In Shakespeare's Macbeth, Lady Macbeth's influence over Macbeth is vital. She is probably the primary influence that leads to Macbeth killing Duncan.
The witches heavily influence Macbeth, too, but they only predict to him that he will be king. Both he and Lady Macbeth turn that thought into a much more dangerous thought: you will be king, now, and you will get the throne by assassinating Duncan. Eerily, Macbeth and his wife take just a few seconds each to turn the thought of the prediction into the thought of assassination.
Macbeth falters, of course, and Lady Macbeth manipulates and ridicules him, questioning his manhood, and talks him into continuing. Her influence is vital and primary.
At the same time, though, though she is the primary influence over Macbeth, Macbeth is even more to blame. She is only an influence, he is the murderer. Niether the witches or Lady Macbeth actually do anything. Macbeth does. He is the killer. Lady Macbeth has an opportunity to actually kill Duncan herself, but she can't do it for sentimental reasons--the sleeping Duncan reminds her of her father. Macbeth can do it, and he does.
Thus, saying Lady Macbeth is the primary influence does not remove Macbeth's responsibility. His own ambition is central to his actions.

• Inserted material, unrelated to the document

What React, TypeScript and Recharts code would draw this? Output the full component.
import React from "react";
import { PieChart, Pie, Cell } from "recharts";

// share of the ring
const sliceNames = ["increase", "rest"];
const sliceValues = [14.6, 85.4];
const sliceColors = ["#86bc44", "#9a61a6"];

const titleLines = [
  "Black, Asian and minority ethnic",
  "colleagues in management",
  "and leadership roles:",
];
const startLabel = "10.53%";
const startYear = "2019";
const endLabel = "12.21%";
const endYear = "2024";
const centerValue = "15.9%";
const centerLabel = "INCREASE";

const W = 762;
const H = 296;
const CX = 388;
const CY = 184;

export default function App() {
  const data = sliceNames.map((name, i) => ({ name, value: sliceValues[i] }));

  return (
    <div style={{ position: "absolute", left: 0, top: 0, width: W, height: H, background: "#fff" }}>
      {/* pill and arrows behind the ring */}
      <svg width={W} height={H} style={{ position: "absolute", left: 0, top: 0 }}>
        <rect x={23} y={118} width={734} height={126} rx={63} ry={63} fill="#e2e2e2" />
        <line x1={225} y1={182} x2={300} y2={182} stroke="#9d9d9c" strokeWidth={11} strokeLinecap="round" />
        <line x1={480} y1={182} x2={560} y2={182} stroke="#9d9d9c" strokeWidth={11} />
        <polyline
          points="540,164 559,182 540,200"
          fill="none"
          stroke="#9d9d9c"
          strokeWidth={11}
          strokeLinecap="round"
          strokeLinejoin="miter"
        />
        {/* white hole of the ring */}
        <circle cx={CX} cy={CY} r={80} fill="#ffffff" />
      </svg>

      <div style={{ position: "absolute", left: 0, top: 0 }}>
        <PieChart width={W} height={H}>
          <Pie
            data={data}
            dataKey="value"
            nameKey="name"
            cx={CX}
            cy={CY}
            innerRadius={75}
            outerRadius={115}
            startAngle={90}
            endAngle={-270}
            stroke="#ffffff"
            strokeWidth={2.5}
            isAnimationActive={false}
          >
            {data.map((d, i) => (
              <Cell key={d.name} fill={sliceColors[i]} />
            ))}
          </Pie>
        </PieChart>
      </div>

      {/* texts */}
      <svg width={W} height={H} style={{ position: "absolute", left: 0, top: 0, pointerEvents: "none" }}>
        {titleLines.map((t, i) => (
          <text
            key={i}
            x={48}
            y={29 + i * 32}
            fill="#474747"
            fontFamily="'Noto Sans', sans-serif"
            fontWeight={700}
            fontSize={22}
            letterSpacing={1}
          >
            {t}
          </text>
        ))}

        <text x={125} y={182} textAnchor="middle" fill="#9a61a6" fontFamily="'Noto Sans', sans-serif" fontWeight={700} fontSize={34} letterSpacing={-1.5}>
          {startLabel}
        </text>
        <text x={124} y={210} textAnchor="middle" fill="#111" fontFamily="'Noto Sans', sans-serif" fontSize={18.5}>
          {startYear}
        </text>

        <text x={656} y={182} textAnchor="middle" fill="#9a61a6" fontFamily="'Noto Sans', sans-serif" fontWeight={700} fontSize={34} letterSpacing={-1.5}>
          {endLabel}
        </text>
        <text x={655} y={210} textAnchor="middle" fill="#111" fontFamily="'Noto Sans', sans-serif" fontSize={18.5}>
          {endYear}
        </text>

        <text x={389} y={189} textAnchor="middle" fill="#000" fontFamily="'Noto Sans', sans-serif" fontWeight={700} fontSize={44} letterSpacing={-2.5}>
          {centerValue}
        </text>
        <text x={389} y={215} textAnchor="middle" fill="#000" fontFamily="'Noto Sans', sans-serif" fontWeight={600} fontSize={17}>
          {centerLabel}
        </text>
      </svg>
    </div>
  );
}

By the way, the play really doesn't show much of the relationship between the two Macbeths after Act 2.2. Macbeth shuts her out of the decision-making process and as far as the reader knows she has virtually no influence on him the rest of the play. She continues to berate him when he acts foolishly in public, but she plays no part in any of the murders except Duncan's.
In William Shakespeare's play "Mcbeth" the influence hat Lady Mcbeth has over her husband helps to set things in motion. When Lady Mcbeth hears from her husband about the prophesy that the witches have foretold she does not want him to wait to ascend the throne.
Lady Mcbeth convinces her husband that the throne has been stated it will be his so he should go ahead and kill the King rather than wait on something had to happen to him. She is ambitious and wants to be a queen.
Her influence over Macbeth sets off a chain reaction that will eventually lead to his death, her death, and the tragic events of the story.
Lady Mcbeth's influence is very important to the story line.